Short struct literal syntax

  1. struct Point {
  2.     x int
  3.     y int
  4. }
  6. mut p := Point{
  7.     x: 10
  8.     y: 20
  9. }
  10. // you can omit the struct name when it's already known
  11. p = {
  12.     x: 30
  13.     y: 4
  14. }
  15. assert p.y == 4

Omitting the struct name also works for returning a struct literal or passing one as a function argument.

Trailing struct literal arguments

V doesn’t have default function arguments or named arguments, for that trailing struct literal syntax can be used instead:

  1. struct ButtonConfig {
  2.     text        string
  3.     is_disabled bool
  4.     width       int = 70
  5.     height      int = 20
  6. }
  8. struct Button {
  9.     text   string
  10.     width  int
  11.     height int
  12. }
  14. fn new_button(c ButtonConfig) &Button {
  15.     return &Button{
  16.         width: c.width
  17.         height: c.height
  18.         text: c.text
  19.     }
  20. }
  22. button := new_button(text: 'Click me', width: 100)
  23. // the height is unset, so it's the default value
  24. assert button.height == 20

As you can see, both the struct name and braces can be omitted, instead of:

  1. new_button(ButtonConfig{text:'Click me', width:100})
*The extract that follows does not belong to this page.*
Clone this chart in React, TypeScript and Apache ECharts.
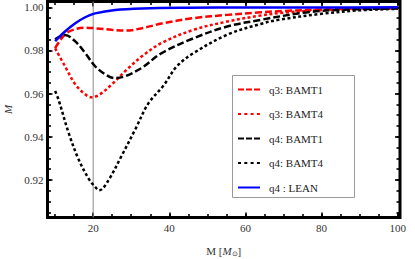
import React, { useEffect, useRef } from 'react';
import * as echarts from 'echarts';

// ---- data ----
const seriesNames = ['q3: BAMT1', 'q3: BAMT4', 'q4: BAMT1', 'q4: BAMT4', 'q4 : LEAN'];

const q3Bamt1X = [10, 12.6, 15.3, 17.9, 20.5, 24.9, 28.4, 32.8, 38, 46.4, 55.2, 64, 70, 80, 90, 100];
const q3Bamt1Y = [0.9811, 0.9875, 0.9899, 0.9906, 0.9903, 0.9896, 0.9892, 0.9903, 0.9925, 0.995, 0.9965, 0.9977, 0.9983, 0.999, 0.9994, 0.9996];

const q3Bamt4X = [10, 12.6, 15.3, 17.9, 19.6, 21.8, 24.9, 28.4, 32.8, 38, 46.4, 55.2, 64, 70, 80, 90, 100];
const q3Bamt4Y = [0.981, 0.9727, 0.9643, 0.9597, 0.9583, 0.9597, 0.9643, 0.9704, 0.9773, 0.9835, 0.9896, 0.9934, 0.9962, 0.9975, 0.9987, 0.9993, 0.9996];

const q4Bamt1X = [10, 12.6, 15.3, 17.9, 20.5, 23.2, 25.6, 28.4, 32.8, 38, 46.4, 55.2, 64, 75.3, 84.2, 100];
const q4Bamt1Y = [0.9852, 0.9872, 0.9842, 0.9788, 0.9727, 0.9689, 0.9672, 0.9681, 0.972, 0.9788, 0.9857, 0.9911, 0.9942, 0.9975, 0.9988, 0.9995];

const q4Bamt4X = [10, 10.9, 13.5, 16.1, 18.8, 20.5, 21.6, 24, 27.5, 31.1, 34.5, 38.5, 42, 46.4, 55.2, 64, 68.7, 80, 90, 100];
const q4Bamt4Y = [0.9612, 0.9572, 0.9421, 0.9298, 0.9206, 0.9168, 0.9152, 0.9198, 0.9313, 0.9436, 0.9555, 0.9638, 0.9727, 0.9788, 0.9873, 0.9923, 0.9942, 0.997, 0.9986, 0.9993];

const q4LeanX = [10, 12.6, 15.3, 17.9, 20.5, 25.8, 33, 45, 60, 80, 100];
const q4LeanY = [0.9843, 0.9888, 0.9926, 0.9954, 0.9972, 0.9988, 0.9995, 0.9998, 0.9999, 0.99995, 1.0];

const xTickLabels = [20, 40, 60, 80, 100];
const yTickLabels = [0.92, 0.94, 0.96, 0.98, 1.0];
const markerX = 20;

const X_MIN = 8;
const X_MAX = 100.6;
const Y_MIN = 0.9026;
const Y_MAX = 1.0027;

const pairs = (xs: number[], ys: number[]) => xs.map((x, i) => [x, ys[i]]);

export default function App() {
  const ref = useRef<HTMLDivElement>(null);

  useEffect(() => {
    document.body.style.margin = '0';
    const chart = echarts.init(ref.current!, null, { renderer: 'svg' });
    const font = 'Liberation Serif';

    const isIn = (v: number, list: number[]) => list.some((t) => Math.abs(t - v) < 1e-6);

    const mkX = (pos: 'bottom' | 'top', major: boolean) => ({
      type: 'value',
      position: pos,
      min: X_MIN,
      max: X_MAX,
      splitNumber: major ? 5 : 20,
      minInterval: major ? 20 : 5,
      maxInterval: major ? 20 : 5,
      axisLine: { show: false },
      splitLine: { show: false },
      axisTick: { show: true, inside: true, length: major ? 5 : 3.5, lineStyle: { color: '#000', width: 1.6 } },
      axisLabel: {
        show: pos === 'bottom' && major,
        margin: 5,
        fontFamily: font,
        fontSize: 11,
        color: '#333',
        showMinLabel: false,
        showMaxLabel: false,
        formatter: (v: number) => (isIn(v, xTickLabels) ? String(Math.round(v)) : ''),
      },
      ...(pos === 'bottom' && major
        ? {
            name: '{a|M [}{i|M}{s|⊙}{a|]}',
            nameLocation: 'middle',
            nameGap: 27,
            nameTextStyle: {
              rich: {
                a: { fontFamily: font, fontSize: 11, color: '#333' },
                i: { fontFamily: font, fontSize: 11, fontStyle: 'italic', color: '#333' },
                s: { fontFamily: font, fontSize: 7, color: '#333', verticalAlign: 'bottom', padding: [6, 0, 0, 0] },
              },
            },
          }
        : {}),
    });

    const mkY = (pos: 'left' | 'right', major: boolean) => ({
      type: 'value',
      position: pos,
      min: Y_MIN,
      max: Y_MAX,
      splitNumber: major ? 5 : 20,
      minInterval: major ? 0.02 : 0.005,
      maxInterval: major ? 0.02 : 0.005,
      axisLine: { show: false },
      splitLine: { show: false },
      axisTick: { show: true, inside: true, length: major ? 5 : 3.5, lineStyle: { color: '#000', width: 1.6 } },
      axisLabel: {
        show: pos === 'left' && major,
        margin: 4,
        fontFamily: font,
        fontSize: 11,
        color: '#333',
        showMinLabel: false,
        showMaxLabel: false,
        formatter: (v: number) => (isIn(v, yTickLabels) ? v.toFixed(2) : ''),
      },
      ...(pos === 'left' && major
        ? {
            name: 'M',
            nameLocation: 'middle',
            nameGap: 23,
            nameTextStyle: { fontFamily: font, fontSize: 11, fontStyle: 'italic', color: '#333' },
          }
        : {}),
    });

    const lineSeries = (name: string, xs: number[], ys: number[], color: string, dash: any) => ({
      name,
      type: 'line',
      xAxisIndex: 0,
      yAxisIndex: 0,
      data: pairs(xs, ys),
      symbol: 'none',
      showSymbol: false,
      smooth: 0.35,
      z: 3,
      lineStyle: { color, width: 2.5, type: dash, cap: 'butt' },
      itemStyle: { color },
    });

    const legendDash = [[6, 2], [3, 3.3], [6, 2], [3, 3.3], 'solid'];

    chart.setOption({
      animation: false,
      backgroundColor: '#fff',
      grid: {
        left: 47.5,
        right: 15,
        top: 1.5,
        bottom: 41.5,
        show: true,
        borderColor: '#000',
        borderWidth: 3,
        backgroundColor: 'transparent',
        containLabel: false,
        outerBoundsMode: 'none',
      },
      xAxis: [mkX('bottom', true), mkX('bottom', false), mkX('top', true), mkX('top', false)],
      yAxis: [mkY('left', true), mkY('left', false), mkY('right', true), mkY('right', false)],
      graphic: [
        {
          type: 'rect',
          z: 10,
          shape: { x: 232.5, y: 75.5, width: 122, height: 122 },
          style: { fill: '#fff', stroke: '#999', lineWidth: 1 },
        },
      ],
      legend: {
        data: seriesNames.map((n, i) => ({ name: n, lineStyle: { type: legendDash[i] } })),
        orient: 'vertical',
        left: 237,
        top: 84,
        padding: 0,
        itemWidth: 22,
        itemHeight: 10,
        itemGap: 13.5,
        z: 20,
        itemStyle: { opacity: 0, color: 'rgba(0,0,0,0)', borderColor: 'rgba(0,0,0,0)', borderWidth: 0 },
        textStyle: { fontFamily: font, fontSize: 11, color: '#222', padding: [0, 0, 0, 4] },
      },
      series: [
        {
          name: 'marker',
          type: 'line',
          data: [
            [markerX, Y_MIN],
            [markerX, Y_MAX],
          ],
          symbol: 'none',
          z: 1,
          lineStyle: { color: '#8c8c8c', width: 1 },
          silent: true,
        },
        lineSeries(seriesNames[0], q3Bamt1X, q3Bamt1Y, '#ff0000', [7, 3]),
        lineSeries(seriesNames[1], q3Bamt4X, q3Bamt4Y, '#ff0000', [3, 2.5]),
        lineSeries(seriesNames[2], q4Bamt1X, q4Bamt1Y, '#000000', [7, 3]),
        lineSeries(seriesNames[3], q4Bamt4X, q4Bamt4Y, '#000000', [3, 2.5]),
        lineSeries(seriesNames[4], q4LeanX, q4LeanY, '#0000ff', 'solid'),
      ],
    });

    return () => chart.dispose();
  }, []);

  return <div ref={ref} style={{ width: 415, height: 259 }} />;
}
This only works for functions that take a struct for the last argument.

Access modifiers

Struct fields are private and immutable by default (making structs immutable as well). Their access modifiers can be changed with pub and mut. In total, there are 5 possible options:

  1. struct Foo {
  2.     a int   // private immutable (default)
  3. mut:
  4.     b int   // private mutable
  5.     c int   // (you can list multiple fields with the same access modifier)
  6. pub:
  7.     d int   // public immutable (readonly)
  8. pub mut:
  9.     e int   // public, but mutable only in parent module
  10. __global:
  11.     f int   // public and mutable both inside and outside parent module
  12. }           // (not recommended to use, that's why the 'global' keyword
  13.             // starts with __)

For example, here’s the string type defined in the builtin module:

  1. struct string {
  2.     str byteptr
  3. pub:
  4.     len int
  5. }

It’s easy to see from this definition that string is an immutable type. The byte pointer with the string data is not accessible outside builtin at all. The len field is public, but immutable:

  1. fn main() {
  2.     str := 'hello'
  3.     len := str.len // OK
  4.     str.len++      // Compilation error
  5. }

This means that defining public readonly fields is very easy in V, no need in getters/setters or properties.

Methods

  1. struct User {
  2.     age int
  3. }
  5. fn (u User) can_register() bool {
  6.     return u.age > 16
  7. }
  9. user := User{age: 10}
  10. println(user.can_register()) // "false"
  12. user2 := User{age: 20}
  13. println(user2.can_register()) // "true"

V doesn’t have classes, but you can define methods on types. A method is a function with a special receiver argument. The receiver appears in its own argument list between the fn keyword and the method name.

In this example, the can_register method has a receiver of type User named u. The convention is not to use receiver names like self or this, but a short, preferably one letter long, name.